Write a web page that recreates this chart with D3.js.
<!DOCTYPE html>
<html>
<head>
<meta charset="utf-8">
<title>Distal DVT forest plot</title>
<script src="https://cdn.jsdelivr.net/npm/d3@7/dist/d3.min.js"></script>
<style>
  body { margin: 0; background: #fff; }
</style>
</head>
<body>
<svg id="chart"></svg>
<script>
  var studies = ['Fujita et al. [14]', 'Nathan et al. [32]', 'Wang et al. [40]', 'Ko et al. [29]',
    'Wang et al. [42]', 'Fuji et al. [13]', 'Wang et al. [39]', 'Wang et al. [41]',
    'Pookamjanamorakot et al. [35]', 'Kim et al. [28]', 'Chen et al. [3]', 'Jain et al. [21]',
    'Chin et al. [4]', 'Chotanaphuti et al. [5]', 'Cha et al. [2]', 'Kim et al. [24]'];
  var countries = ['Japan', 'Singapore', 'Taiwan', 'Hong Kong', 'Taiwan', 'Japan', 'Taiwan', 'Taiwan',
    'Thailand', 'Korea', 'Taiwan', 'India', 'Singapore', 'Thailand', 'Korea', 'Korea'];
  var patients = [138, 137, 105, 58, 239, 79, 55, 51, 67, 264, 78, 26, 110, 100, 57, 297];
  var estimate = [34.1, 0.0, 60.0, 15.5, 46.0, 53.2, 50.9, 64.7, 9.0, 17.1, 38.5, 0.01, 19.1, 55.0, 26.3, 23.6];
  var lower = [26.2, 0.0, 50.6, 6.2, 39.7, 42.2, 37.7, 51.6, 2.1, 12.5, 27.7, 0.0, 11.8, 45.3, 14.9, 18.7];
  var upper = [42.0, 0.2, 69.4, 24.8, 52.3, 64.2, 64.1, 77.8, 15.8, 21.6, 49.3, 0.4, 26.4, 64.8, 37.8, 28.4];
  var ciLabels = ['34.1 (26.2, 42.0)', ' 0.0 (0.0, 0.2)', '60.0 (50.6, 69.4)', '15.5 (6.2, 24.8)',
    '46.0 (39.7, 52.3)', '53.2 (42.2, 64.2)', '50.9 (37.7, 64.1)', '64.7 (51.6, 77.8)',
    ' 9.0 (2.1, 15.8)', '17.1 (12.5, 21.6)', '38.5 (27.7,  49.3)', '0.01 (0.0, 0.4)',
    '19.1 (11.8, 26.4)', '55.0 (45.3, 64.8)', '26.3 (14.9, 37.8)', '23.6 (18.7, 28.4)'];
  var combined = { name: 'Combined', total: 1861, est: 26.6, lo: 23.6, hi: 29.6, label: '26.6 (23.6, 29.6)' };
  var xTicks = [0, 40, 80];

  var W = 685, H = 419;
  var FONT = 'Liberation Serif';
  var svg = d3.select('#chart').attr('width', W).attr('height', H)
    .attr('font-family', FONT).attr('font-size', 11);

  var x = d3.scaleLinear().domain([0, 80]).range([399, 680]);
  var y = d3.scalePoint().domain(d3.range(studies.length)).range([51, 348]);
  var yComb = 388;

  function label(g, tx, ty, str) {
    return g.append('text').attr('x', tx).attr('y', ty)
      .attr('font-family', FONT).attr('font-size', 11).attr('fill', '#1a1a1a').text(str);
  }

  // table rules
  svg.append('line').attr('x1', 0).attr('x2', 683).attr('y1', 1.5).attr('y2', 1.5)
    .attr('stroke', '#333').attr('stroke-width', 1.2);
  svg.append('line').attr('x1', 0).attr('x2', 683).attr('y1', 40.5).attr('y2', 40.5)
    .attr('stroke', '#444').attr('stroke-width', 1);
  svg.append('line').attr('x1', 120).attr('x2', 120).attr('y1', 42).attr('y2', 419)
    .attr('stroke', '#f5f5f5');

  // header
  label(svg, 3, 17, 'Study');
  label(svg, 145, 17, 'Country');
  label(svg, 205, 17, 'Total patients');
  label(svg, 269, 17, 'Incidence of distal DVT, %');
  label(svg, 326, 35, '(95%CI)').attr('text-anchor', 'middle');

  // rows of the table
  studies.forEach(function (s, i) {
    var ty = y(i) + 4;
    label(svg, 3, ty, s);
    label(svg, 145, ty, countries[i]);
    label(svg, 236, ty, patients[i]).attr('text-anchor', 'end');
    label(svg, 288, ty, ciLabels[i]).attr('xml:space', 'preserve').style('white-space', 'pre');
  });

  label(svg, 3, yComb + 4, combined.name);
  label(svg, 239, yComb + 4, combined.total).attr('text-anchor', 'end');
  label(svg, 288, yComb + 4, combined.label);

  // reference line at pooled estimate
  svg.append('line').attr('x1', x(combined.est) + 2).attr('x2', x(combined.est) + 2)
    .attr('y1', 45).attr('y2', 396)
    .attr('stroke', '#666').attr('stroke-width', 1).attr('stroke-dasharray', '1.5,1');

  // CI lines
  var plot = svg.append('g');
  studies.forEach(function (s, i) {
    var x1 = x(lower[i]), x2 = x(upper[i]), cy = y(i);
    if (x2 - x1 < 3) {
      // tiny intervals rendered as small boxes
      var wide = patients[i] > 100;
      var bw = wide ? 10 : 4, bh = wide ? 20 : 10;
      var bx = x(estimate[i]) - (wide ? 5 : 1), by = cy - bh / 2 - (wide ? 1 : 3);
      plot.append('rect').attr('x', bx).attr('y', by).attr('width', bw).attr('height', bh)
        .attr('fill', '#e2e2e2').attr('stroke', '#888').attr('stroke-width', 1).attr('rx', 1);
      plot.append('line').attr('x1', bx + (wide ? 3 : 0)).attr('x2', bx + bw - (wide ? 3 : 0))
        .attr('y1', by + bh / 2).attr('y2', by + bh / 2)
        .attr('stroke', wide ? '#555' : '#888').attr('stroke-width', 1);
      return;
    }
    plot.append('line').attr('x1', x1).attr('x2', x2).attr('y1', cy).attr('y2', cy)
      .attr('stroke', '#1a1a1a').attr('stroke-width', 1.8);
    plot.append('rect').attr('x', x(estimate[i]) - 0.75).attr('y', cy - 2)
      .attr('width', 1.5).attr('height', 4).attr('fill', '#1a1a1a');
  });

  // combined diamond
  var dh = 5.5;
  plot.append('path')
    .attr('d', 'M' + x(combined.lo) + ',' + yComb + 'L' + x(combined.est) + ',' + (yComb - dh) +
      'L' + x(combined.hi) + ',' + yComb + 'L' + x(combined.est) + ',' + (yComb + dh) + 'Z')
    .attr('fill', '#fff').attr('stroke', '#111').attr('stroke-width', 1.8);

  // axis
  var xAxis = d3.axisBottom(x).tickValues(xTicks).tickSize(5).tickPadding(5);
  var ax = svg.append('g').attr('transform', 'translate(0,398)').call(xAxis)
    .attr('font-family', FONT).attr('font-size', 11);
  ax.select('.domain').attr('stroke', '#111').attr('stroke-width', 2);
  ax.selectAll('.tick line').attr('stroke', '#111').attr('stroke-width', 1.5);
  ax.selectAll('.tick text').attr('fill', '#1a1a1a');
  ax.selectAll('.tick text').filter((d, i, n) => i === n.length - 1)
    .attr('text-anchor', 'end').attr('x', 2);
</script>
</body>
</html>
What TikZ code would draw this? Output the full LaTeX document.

○ ○ ○ ○ ○

Problem statement: Repeat the data in its entirety, character for character.

Answer for the task:
Write a web page that recreates this chart with D3.js.
<!DOCTYPE html>
<html>
<head>
<meta charset="utf-8">
<title>Distal DVT forest plot</title>
<script src="https://cdn.jsdelivr.net/npm/d3@7/dist/d3.min.js"></script>
<style>
  body { margin: 0; background: #fff; }
</style>
</head>
<body>
<svg id="chart"></svg>
<script>
  var studies = ['Fujita et al. [14]', 'Nathan et al. [32]', 'Wang et al. [40]', 'Ko et al. [29]',
    'Wang et al. [42]', 'Fuji et al. [13]', 'Wang et al. [39]', 'Wang et al. [41]',
    'Pookamjanamorakot et al. [35]', 'Kim et al. [28]', 'Chen et al. [3]', 'Jain et al. [21]',
    'Chin et al. [4]', 'Chotanaphuti et al. [5]', 'Cha et al. [2]', 'Kim et al. [24]'];
  var countries = ['Japan', 'Singapore', 'Taiwan', 'Hong Kong', 'Taiwan', 'Japan', 'Taiwan', 'Taiwan',
    'Thailand', 'Korea', 'Taiwan', 'India', 'Singapore', 'Thailand', 'Korea', 'Korea'];
  var patients = [138, 137, 105, 58, 239, 79, 55, 51, 67, 264, 78, 26, 110, 100, 57, 297];
  var estimate = [34.1, 0.0, 60.0, 15.5, 46.0, 53.2, 50.9, 64.7, 9.0, 17.1, 38.5, 0.01, 19.1, 55.0, 26.3, 23.6];
  var lower = [26.2, 0.0, 50.6, 6.2, 39.7, 42.2, 37.7, 51.6, 2.1, 12.5, 27.7, 0.0, 11.8, 45.3, 14.9, 18.7];
  var upper = [42.0, 0.2, 69.4, 24.8, 52.3, 64.2, 64.1, 77.8, 15.8, 21.6, 49.3, 0.4, 26.4, 64.8, 37.8, 28.4];
  var ciLabels = ['34.1 (26.2, 42.0)', ' 0.0 (0.0, 0.2)', '60.0 (50.6, 69.4)', '15.5 (6.2, 24.8)',
    '46.0 (39.7, 52.3)', '53.2 (42.2, 64.2)', '50.9 (37.7, 64.1)', '64.7 (51.6, 77.8)',
    ' 9.0 (2.1, 15.8)', '17.1 (12.5, 21.6)', '38.5 (27.7,  49.3)', '0.01 (0.0, 0.4)',
    '19.1 (11.8, 26.4)', '55.0 (45.3, 64.8)', '26.3 (14.9, 37.8)', '23.6 (18.7, 28.4)'];
  var combined = { name: 'Combined', total: 1861, est: 26.6, lo: 23.6, hi: 29.6, label: '26.6 (23.6, 29.6)' };
  var xTicks = [0, 40, 80];

  var W = 685, H = 419;
  var FONT = 'Liberation Serif';
  var svg = d3.select('#chart').attr('width', W).attr('height', H)
    .attr('font-family', FONT).attr('font-size', 11);

  var x = d3.scaleLinear().domain([0, 80]).range([399, 680]);
  var y = d3.scalePoint().domain(d3.range(studies.length)).range([51, 348]);
  var yComb = 388;

  function label(g, tx, ty, str) {
    return g.append('text').attr('x', tx).attr('y', ty)
      .attr('font-family', FONT).attr('font-size', 11).attr('fill', '#1a1a1a').text(str);
  }

  // table rules
  svg.append('line').attr('x1', 0).attr('x2', 683).attr('y1', 1.5).attr('y2', 1.5)
    .attr('stroke', '#333').attr('stroke-width', 1.2);
  svg.append('line').attr('x1', 0).attr('x2', 683).attr('y1', 40.5).attr('y2', 40.5)
    .attr('stroke', '#444').attr('stroke-width', 1);
  svg.append('line').attr('x1', 120).attr('x2', 120).attr('y1', 42).attr('y2', 419)
    .attr('stroke', '#f5f5f5');

  // header
  label(svg, 3, 17, 'Study');
  label(svg, 145, 17, 'Country');
  label(svg, 205, 17, 'Total patients');
  label(svg, 269, 17, 'Incidence of distal DVT, %');
  label(svg, 326, 35, '(95%CI)').attr('text-anchor', 'middle');

  // rows of the table
  studies.forEach(function (s, i) {
    var ty = y(i) + 4;
    label(svg, 3, ty, s);
    label(svg, 145, ty, countries[i]);
    label(svg, 236, ty, patients[i]).attr('text-anchor', 'end');
    label(svg, 288, ty, ciLabels[i]).attr('xml:space', 'preserve').style('white-space', 'pre');
  });

  label(svg, 3, yComb + 4, combined.name);
  label(svg, 239, yComb + 4, combined.total).attr('text-anchor', 'end');
  label(svg, 288, yComb + 4, combined.label);

  // reference line at pooled estimate
  svg.append('line').attr('x1', x(combined.est) + 2).attr('x2', x(combined.est) + 2)
    .attr('y1', 45).attr('y2', 396)
    .attr('stroke', '#666').attr('stroke-width', 1).attr('stroke-dasharray', '1.5,1');

  // CI lines
  var plot = svg.append('g');
  studies.forEach(function (s, i) {
    var x1 = x(lower[i]), x2 = x(upper[i]), cy = y(i);
    if (x2 - x1 < 3) {
      // tiny intervals rendered as small boxes
      var wide = patients[i] > 100;
      var bw = wide ? 10 : 4, bh = wide ? 20 : 10;
      var bx = x(estimate[i]) - (wide ? 5 : 1), by = cy - bh / 2 - (wide ? 1 : 3);
      plot.append('rect').attr('x', bx).attr('y', by).attr('width', bw).attr('height', bh)
        .attr('fill', '#e2e2e2').attr('stroke', '#888').attr('stroke-width', 1).attr('rx', 1);
      plot.append('line').attr('x1', bx + (wide ? 3 : 0)).attr('x2', bx + bw - (wide ? 3 : 0))
        .attr('y1', by + bh / 2).attr('y2', by + bh / 2)
        .attr('stroke', wide ? '#555' : '#888').attr('stroke-width', 1);
      return;
    }
    plot.append('line').attr('x1', x1).attr('x2', x2).attr('y1', cy).attr('y2', cy)
      .attr('stroke', '#1a1a1a').attr('stroke-width', 1.8);
    plot.append('rect').attr('x', x(estimate[i]) - 0.75).attr('y', cy - 2)
      .attr('width', 1.5).attr('height', 4).attr('fill', '#1a1a1a');
  });

  // combined diamond
  var dh = 5.5;
  plot.append('path')
    .attr('d', 'M' + x(combined.lo) + ',' + yComb + 'L' + x(combined.est) + ',' + (yComb - dh) +
      'L' + x(combined.hi) + ',' + yComb + 'L' + x(combined.est) + ',' + (yComb + dh) + 'Z')
    .attr('fill', '#fff').attr('stroke', '#111').attr('stroke-width', 1.8);

  // axis
  var xAxis = d3.axisBottom(x).tickValues(xTicks).tickSize(5).tickPadding(5);
  var ax = svg.append('g').attr('transform', 'translate(0,398)').call(xAxis)
    .attr('font-family', FONT).attr('font-size', 11);
  ax.select('.domain').attr('stroke', '#111').attr('stroke-width', 2);
  ax.selectAll('.tick line').attr('stroke', '#111').attr('stroke-width', 1.5);
  ax.selectAll('.tick text').attr('fill', '#1a1a1a');
  ax.selectAll('.tick text').filter((d, i, n) => i === n.length - 1)
    .attr('text-anchor', 'end').attr('x', 2);
</script>
</body>
</html>
What TikZ code would draw this? Output the full LaTeX document.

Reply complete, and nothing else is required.